March 1, 2021
Dear OADN Members:
It is hard to believe that approximately one year ago we were confronting the onset of the COVID-19 Pandemic. For most of us, we probably did not imagine that the pandemic would forever be a changing moment in our personal and professional lives, as well as the world at large. The loss of over 500,000 lives in the United States is devastating, and with each one of those lives, there are family and friends that have suffered immensely. Even with this loss, the human spirit has a strength when confronted with tragedy to persevere. Nowhere is this more evident than in the nursing profession.
This past year, as nurse educators you have demonstrated your willingness to adapt and be flexible to ensure the future nursing students are obtaining the best education possible. I have heard from many of you about the constant change in the clinical environment. One day there is clinical, and the next there is not. The transition to online teaching and learning was a steep mountain to climb, but each of you reached the summit and achieved amazing results. You should be proud of your accomplishments. With your tenacity, you have managed to educate the next generation of nurses. You have impacted their lives and stood by them as they too struggled during the events of this past year.
So, what is next? The 2021 OADN Convention’s theme is fitting: The Power of Nursing Education to Move Beyond 2020. We have learned so much and it is imperative to share these experiences and support each other as we restore our lives with all we have encountered. Most likely, nursing education is forever changed, and this is a positive outcome of the pandemic. Many creative and alternative teaching methodologies have been realized.

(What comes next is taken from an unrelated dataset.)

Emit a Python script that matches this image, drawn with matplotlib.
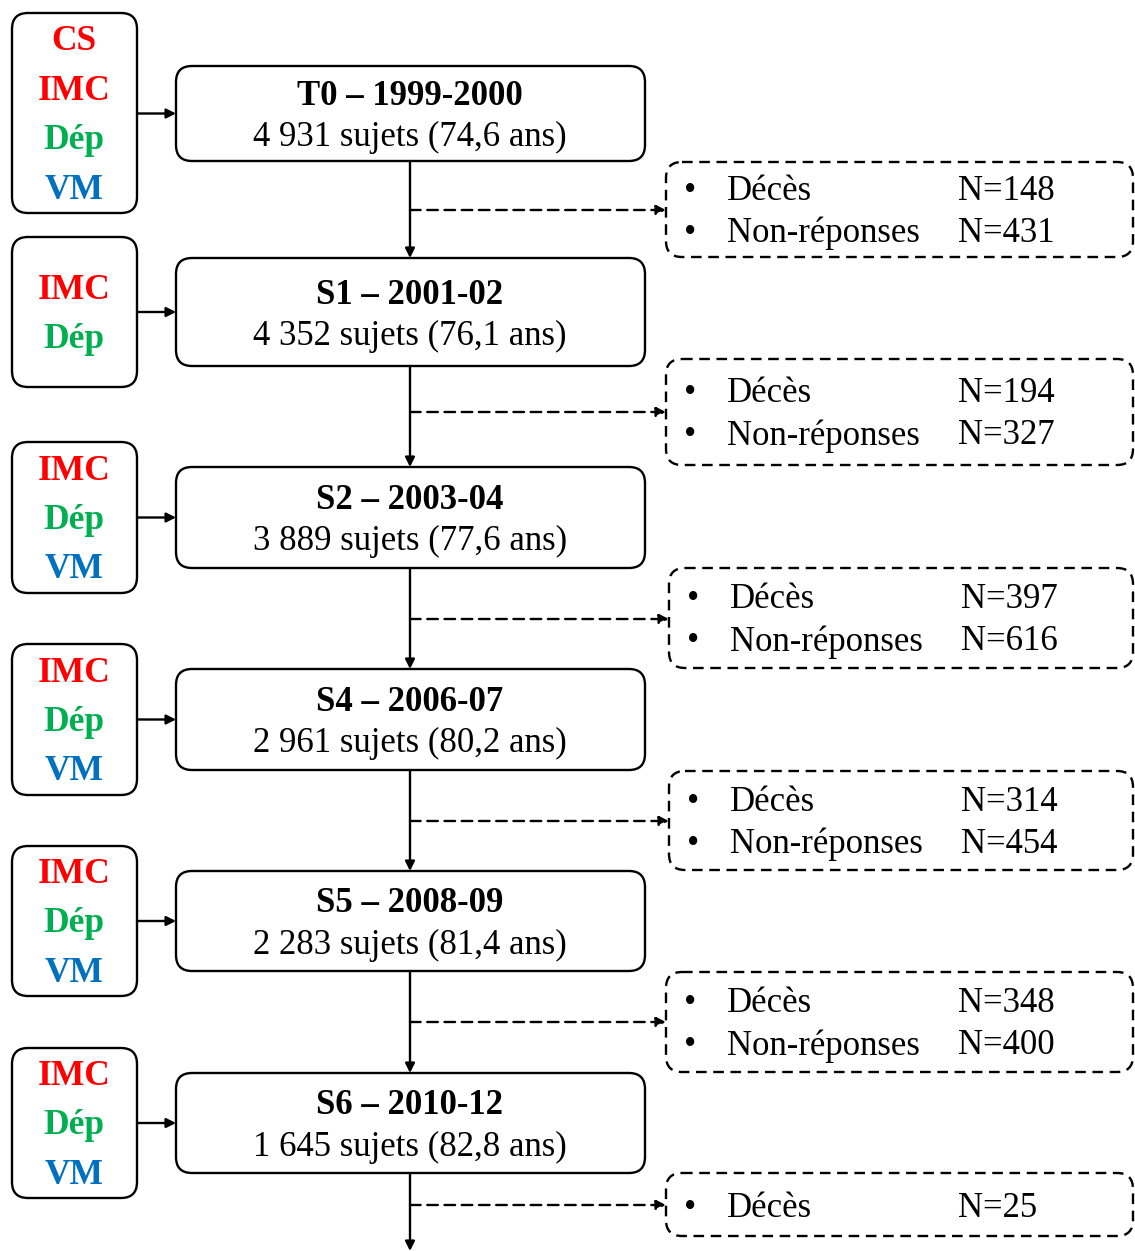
import matplotlib.pyplot as plt
from matplotlib.patches import FancyBboxPatch

plt.rcParams['font.family'] = ['Liberation Serif', 'DejaVu Serif']

# donnees
vagues = ['T0', 'S1', 'S2', 'S4', 'S5', 'S6']
annees = ['1999-2000', '2001-02', '2003-04', '2006-07', '2008-09', '2010-12']
sujets = ['4 931', '4 352', '3 889', '2 961', '2 283', '1 645']
ages = ['74,6', '76,1', '77,6', '80,2', '81,4', '82,8']
mesures = [['CS', 'IMC', 'Dép', 'VM'], ['IMC', 'Dép'], ['IMC', 'Dép', 'VM'],
           ['IMC', 'Dép', 'VM'], ['IMC', 'Dép', 'VM'], ['IMC', 'Dép', 'VM']]
deces = [148, 194, 397, 314, 348, 25]
nonrep = [431, 327, 616, 454, 400, None]

couleurs = {'CS': '#FF0000', 'IMC': '#FF0000', 'Dép': '#00B050', 'VM': '#0070C0'}

# mise en page (pixels)
main_y = [(66, 161), (258, 366), (467, 568), (669, 770), (871, 971), (1073, 1173)]
left_y = [(13, 213), (237, 387), (442, 593), (644, 795), (846, 996), (1048, 1198)]
dash_y = [(162, 257), (359, 465), (568, 668), (771, 870), (972, 1072), (1173, 1236)]
dash_x = [666, 666, 669, 669, 666, 666]
dash_arrow_y = [210, 412, 619, 821, 1022, 1205]
cx = 410
fs = 25
dy_txt = 3

fig = plt.figure(figsize=(11.35, 12.51), dpi=100)
ax = fig.add_axes([0, 0, 1, 1])
ax.set_xlim(0, 1135)
ax.set_ylim(1251, 0)
ax.axis('off')

def boite(x0, y0, x1, y1, ls='-'):
    p = FancyBboxPatch((x0, y0), x1 - x0, y1 - y0,
                       boxstyle='round,pad=0,rounding_size=16',
                       fc='white', ec='black', lw=1.7)
    if ls != '-':
        p.set_linestyle((0, (4.5, 2.8)))
    ax.add_patch(p)

def fleche(x0, y0, x1, y1, dashed=False):
    ax.annotate('', xy=(x1, y1), xytext=(x0, y0),
                arrowprops=dict(arrowstyle='-|>', color='black', lw=1.7,
                                mutation_scale=14, shrinkA=0, shrinkB=0,
                                linestyle=(0, (4.5, 2.8)) if dashed else '-'))

for i in range(len(vagues)):
    y0, y1 = main_y[i]
    boite(176, y0, 645, y1)
    ym = (y0 + y1) / 2
    ax.text(cx, ym - 20 + dy_txt, vagues[i] + ' – ' + annees[i], ha='center',
            va='center', fontsize=fs, fontweight='bold')
    ax.text(cx, ym + 21 + dy_txt, sujets[i] + ' sujets (' + ages[i] + ' ans)',
            ha='center', va='center', fontsize=fs)

    # boite de gauche
    ly0, ly1 = left_y[i]
    boite(12, ly0, 137, ly1)
    n = len(mesures[i])
    lm = (ly0 + ly1) / 2
    for k, m in enumerate(mesures[i]):
        ax.text(74, lm + (k - (n - 1) / 2) * 49.5 + dy_txt, m, ha='center',
                va='center', fontsize=25.5, fontweight='bold', color=couleurs[m])
    fleche(137, ym, 176, ym)

    # fleche verticale
    if i < len(vagues) - 1:
        fleche(cx, y1, cx, main_y[i + 1][0])
    else:
        fleche(cx, y1, cx, 1251)

    # boite pointillee
    dy0, dy1 = dash_y[i]
    dx = dash_x[i]
    boite(dx, dy0, 1133, dy1, ls='--')
    fleche(cx, dash_arrow_y[i], dx, dash_arrow_y[i], dashed=True)
    if nonrep[i] is not None:
        rows = [('Décès', deces[i]), ('Non-réponses', nonrep[i])]
        ry = [(dy0 + dy1) / 2 - 21, (dy0 + dy1) / 2 + 21]
    else:
        rows = [('Décès', deces[i])]
        ry = [(dy0 + dy1) / 2 + 1]
    for (lab, val), yy in zip(rows, ry):
        ax.text(dx + 24, yy + dy_txt, '•', ha='center', va='center', fontsize=fs)
        ax.text(dx + 61, yy + dy_txt, lab, ha='left', va='center', fontsize=fs)
        ax.text(dx + 292, yy + dy_txt, 'N=' + str(val), ha='left', va='center',
                fontsize=fs)

fig.savefig('out.png', dpi=100)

I hope that you will consider sharing what you have learned by submitting a poster or podium abstract for the Convention. We are powerful as is evident in the transitions we have experienced. I am looking forward to the OADN 2021 Convention as a time we come together, remember all that we have learned, and continue in our shared passion as educators and nurses.
In closing, remember to take some time for yourself. COVID fatigue is real, and we must acknowledge this disruption to our normal routine of life. As nurses, it is not uncommon to place others first before our own needs. This pandemic has shown that we must take care of ourselves and there should be no more excuses. Life is too precious. I am just as guilty of this as I say to myself, “just one more email.” However, I have made a commitment that every day I must do something for myself, no matter how small. I encourage you to do the same. We will only be able to continue if we take care of ourselves, and then each other.